Determining the size and shape of the garden – The immovable parameters of the garden itself – its size and shape – will determine to some extent how patterns and spaces can be used. A long thin garden, a square, rectangular, triangular, or dog-legged one, will each need handling in a different way. The appearance and feel of the final composition, and the positioning of the various components, will depend to a large extent on how a ground pattern is created within the limitations of a garden shape.
Whatever the configuration of your plot, it will probably need modifying or strengthening in some way. A long thin garden, for example, will need to be divided up into different areas or ‘rooms’, each with its own character and purpose.
If the different sections are separated by hedges, low walls or screening of some kind, this will give it the sense of tension, mystery and surprise, and will increase the overall feeling of space as well as providing practical areas for various different activities: sitting and eating, playing and utilitarian functions, for example.
Long narrow gardens have a strong directional emphasis. Square plots on the other hand are completely static. The solution here is to appear to change the shape of the garden. Garden designs based on a pattern of circles or on one of rectangles work equally well. A circular design distracts the eye from the straight lines of the boundary, a complex rectangular design uses the perimeter as part of the design and in breaking it up detracts from it.
Another way of dealing with square or rectangular gardens is to turn the garden design at an angle of 45 degrees to the boundary. A long diagonal line will immediately create a feeling of space, and paving near the house could lead further away into a series of strongly flowing curves. This creation of movement is the key to any shape of garden.

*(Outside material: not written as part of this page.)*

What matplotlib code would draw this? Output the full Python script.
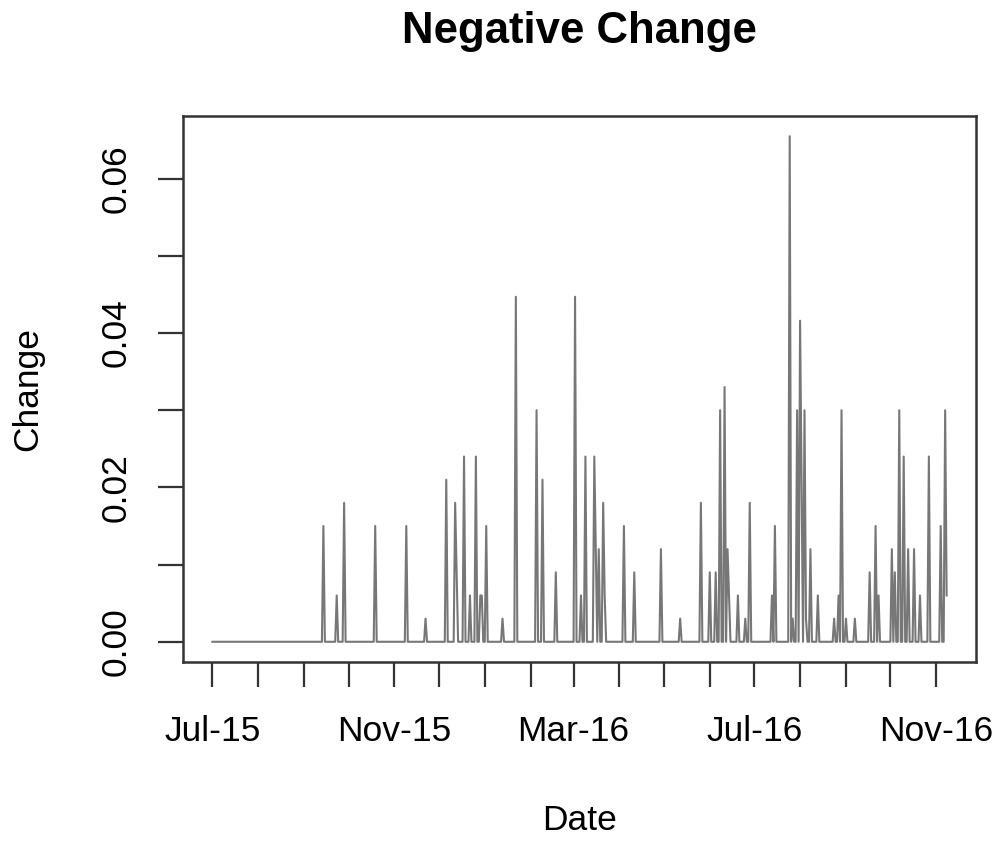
import numpy as np
import pandas as pd
import matplotlib
matplotlib.use("Agg")
import matplotlib.pyplot as plt
import matplotlib.dates as mdates
from matplotlib.ticker import FuncFormatter, MultipleLocator

plt.rcParams['font.family'] = ['Liberation Sans', 'DejaVu Sans']

# daily series, zero except on these days
start_date = "2015-07-01"
end_date = "2016-11-08"
spike_dates = [
    "2015-09-14", "2015-09-23", "2015-09-28", "2015-10-19", "2015-11-09",
    "2015-11-22", "2015-12-06", "2015-12-12", "2015-12-13", "2015-12-18",
    "2015-12-22", "2015-12-26", "2015-12-29", "2015-12-30", "2016-01-02",
    "2016-01-13", "2016-01-22", "2016-02-05", "2016-02-09", "2016-02-18",
    "2016-03-02", "2016-03-06", "2016-03-09", "2016-03-15", "2016-03-16",
    "2016-03-18", "2016-03-21", "2016-03-22", "2016-04-04", "2016-04-11",
    "2016-04-29", "2016-05-12", "2016-05-26", "2016-06-01", "2016-06-05",
    "2016-06-08", "2016-06-11", "2016-06-13", "2016-06-14", "2016-06-20",
    "2016-06-25", "2016-06-28", "2016-07-13", "2016-07-15", "2016-07-25",
    "2016-07-27", "2016-07-30", "2016-08-01", "2016-08-02", "2016-08-04",
    "2016-08-05", "2016-08-08", "2016-08-13", "2016-08-24", "2016-08-27",
    "2016-08-29", "2016-09-01", "2016-09-07", "2016-09-17", "2016-09-21",
    "2016-09-23", "2016-10-02", "2016-10-04", "2016-10-07", "2016-10-10",
    "2016-10-13", "2016-10-17", "2016-10-21", "2016-10-27", "2016-11-04",
    "2016-11-07", "2016-11-08",
]
spike_values = [
    0.015, 0.006, 0.018, 0.015, 0.015,
    0.003, 0.021, 0.018, 0.009, 0.024,
    0.006, 0.024, 0.006, 0.006, 0.015,
    0.003, 0.0447, 0.030, 0.021, 0.009,
    0.0447, 0.006, 0.024, 0.024, 0.012,
    0.012, 0.018, 0.006, 0.015, 0.009,
    0.012, 0.003, 0.018, 0.009, 0.009,
    0.030, 0.033, 0.012, 0.006, 0.006,
    0.003, 0.018, 0.006, 0.015, 0.0655,
    0.003, 0.030, 0.0416, 0.021, 0.030,
    0.003, 0.012, 0.006, 0.003, 0.006,
    0.030, 0.003, 0.003, 0.009, 0.015,
    0.006, 0.012, 0.009, 0.030, 0.024,
    0.012, 0.012, 0.006, 0.024, 0.015,
    0.030, 0.006,
]
labelled_months = [3, 7, 11]
y_ticks = [0.00, 0.01, 0.02, 0.03, 0.04, 0.05, 0.06]
y_labelled = [0.00, 0.02, 0.04, 0.06]

idx = pd.date_range(start_date, end_date, freq="D")
change = pd.Series(0.0, index=idx)
change.loc[pd.to_datetime(spike_dates)] = spike_values

fig = plt.figure(figsize=(9.99, 8.41), dpi=100)
ax = fig.add_axes([183 / 999, 1 - 662 / 841, 793 / 999, 546 / 841])

ax.plot(change.index, change.values, color="#777777", lw=1.5)

# R style 4% padding
span = idx[-1] - idx[0]
ax.set_xlim(idx[0] - span * 0.04, idx[-1] + span * 0.04)
ymax = change.max()
ax.set_ylim(-0.04 * ymax, 1.04 * ymax)

ax.xaxis.set_major_locator(mdates.MonthLocator())
ax.xaxis.set_major_formatter(FuncFormatter(
    lambda v, pos: mdates.num2date(v).strftime("%b-%y")
    if mdates.num2date(v).month in labelled_months else ""))
ax.set_yticks(y_ticks)
ax.yaxis.set_major_formatter(FuncFormatter(
    lambda v, pos: f"{v:.2f}" if any(abs(v - t) < 1e-9 for t in y_labelled) else ""))

ax.tick_params(axis="both", direction="out", length=18, width=1.6,
               color="#333333", labelsize=25.5)
ax.tick_params(axis="x", pad=20)
ax.tick_params(axis="y", pad=18)
for lab in ax.get_yticklabels():
    lab.set_rotation(90)
    lab.set_va("center")
for sp in ax.spines.values():
    sp.set_linewidth(1.8)
    sp.set_color("#333333")

ax.set_xlabel("Date", fontsize=25.5)
ax.xaxis.label.set_va("center")
ax.xaxis.set_label_coords(0.5, (662 - 820) / 546)
ax.set_ylabel("Change", fontsize=25.5)
ax.yaxis.label.set_va("center")
ax.yaxis.set_label_coords((28 - 183) / 793, 0.5)

fig.text(579.5 / 999, 1 - 32 / 841, "Negative Change", fontsize=31.5,
         fontweight="bold", ha="center", va="center")

fig.savefig("out.png", dpi=100)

In a dog-legged plot the aim will be to draw feet and eye into the hidden space. You can do this by leading a path into the dog leg or sweeping a lawn around the corner. Once you are there the rectangles themselves can be treated in one of the ways mentioned above. A triangular garden, on the other hand, should be considered simply as part of a rectangle, and so should be handled accordingly. Don’t be fooled, just stand back, analyze the space at your disposal, and design accordingly!